Open qinst64 opened 3 months ago
The HTTP standard does not support compression for requests because it would require a pre-request to identify if the server is capable of decompressing it. When using APIs, compression support can be assumed, but this would require being implemented in the API itself first. The Ollama API is written in Go which I am not familiar with so I can't confirm for certain that it doesn't already support compressed requests, but I doubt it.
Compressing responses would be much easier to implement (at least when the response isn't being streamed) but, again, this would require changes to the Ollama API rather than ollama-js. I tested this and it does not seem that the Ollama API currently compresses responses. However, there might be specific circumstances where it does, I'm not sure.

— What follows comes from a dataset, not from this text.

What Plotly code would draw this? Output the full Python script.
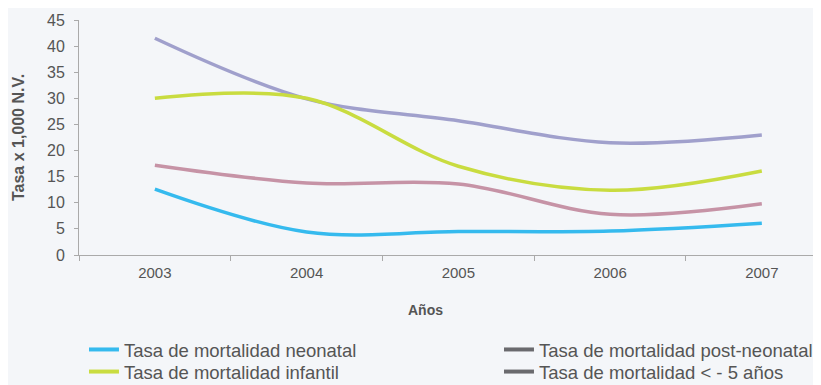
import plotly.graph_objects as go

years = ["2003", "2004", "2005", "2006", "2007"]
neonatal = [12.6, 4.4, 4.5, 4.6, 6.1]
post_neonatal = [17.2, 13.8, 13.6, 7.8, 9.8]
infantil = [30.0, 30.0, 17.0, 12.4, 16.1]
menor5 = [41.5, 29.9, 25.7, 21.5, 23.0]

names = ["Tasa de mortalidad neonatal", "Tasa de mortalidad post-neonatal",
         "Tasa de mortalidad infantil", "Tasa de mortalidad < - 5 años"]
series = [neonatal, post_neonatal, infantil, menor5]
line_colors = ["#35baee", "#c693a6", "#c9dc40", "#a0a0cc"]
legend_colors = ["#35baee", "#6a6a6e", "#c9dc40", "#6a6a6e"]
legend_ids = ["legend", "legend2", "legend3", "legend4"]

fig = go.Figure()
for idx in [3, 2, 1, 0]:
    fig.add_trace(go.Scatter(x=years, y=series[idx], mode="lines",
                             line=dict(color=line_colors[idx], width=3.5, shape="spline", smoothing=1.0),
                             showlegend=False, hoverinfo="skip"))
for idx in range(4):
    fig.add_trace(go.Scatter(x=[None], y=[None], mode="lines", name=names[idx],
                             legend=legend_ids[idx],
                             line=dict(color=legend_colors[idx], width=4)))


def leg(x, y):
    return dict(orientation="v", x=x, y=y, yanchor="middle", xanchor="left",
                itemwidth=30, font=dict(size=18.5, color="#555"),
                bgcolor="rgba(0,0,0,0)", traceorder="normal")


bg = "#f4f6f9"
fig.update_layout(
    width=813, height=377,
    paper_bgcolor=bg, plot_bgcolor=bg,
    margin=dict(l=71, r=0, t=12, b=130, autoexpand=False),
    font=dict(family="Liberation Sans, Arial, sans-serif", color="#555"),
    showlegend=True,
    legend=leg(0.0067, -0.404),
    legend2=leg(0.566, -0.404),
    legend3=leg(0.0067, -0.498),
    legend4=leg(0.566, -0.498),
    xaxis=dict(type="category", range=[-0.5, 4.39], tickson="boundaries",
               ticks="outside", ticklen=5, tickcolor="#aaa", ticklabelstandoff=4,
               showline=True, linecolor="#aaa", linewidth=1, showgrid=False,
               tickfont=dict(size=15, color="#555"), zeroline=False),
    yaxis=dict(range=[0, 45], dtick=5, ticks="outside", ticklen=4, tickcolor="#aaa",
               ticklabelstandoff=6,
               showline=True, linecolor="#aaa", linewidth=1, showgrid=False, zeroline=False,
               tickfont=dict(size=16, color="#555"),
               title=dict(text="<b>Tasa x 1,000 N.V.</b>", font=dict(size=16, color="#555"), standoff=18)),
    annotations=[dict(text="<b>Años</b>", xref="paper", yref="paper",
                      x=(425 - 8 - 71) / 742, y=(247 - (310 - 8)) / 235,
                      xanchor="center", yanchor="middle", showarrow=False,
                      font=dict(size=14, color="#555"))],
)

fig.write_html("out.html")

As for whether implementing it would be a good idea, it's likely that generation speed is going to have a much greater effect on the overall speed than the request speed. Even with an upload speed of just 1Mb/s, it would take about a second to send a prompt which occupies the entirety of Llama 3.1's context window. Even when running on hardware dedicated to AI (e.g: Groq), generating a response to a request of that size takes much longer than a second, and Ollama is intended for consumer hardware. So, while it could be beneficial, I don't think it's really a concern at the moment.
I have a very long prompt, and ollama is in a remote server. While sending request through http using ollama-js, is compression (i.e. gzip ) already applied so that speed is optimal?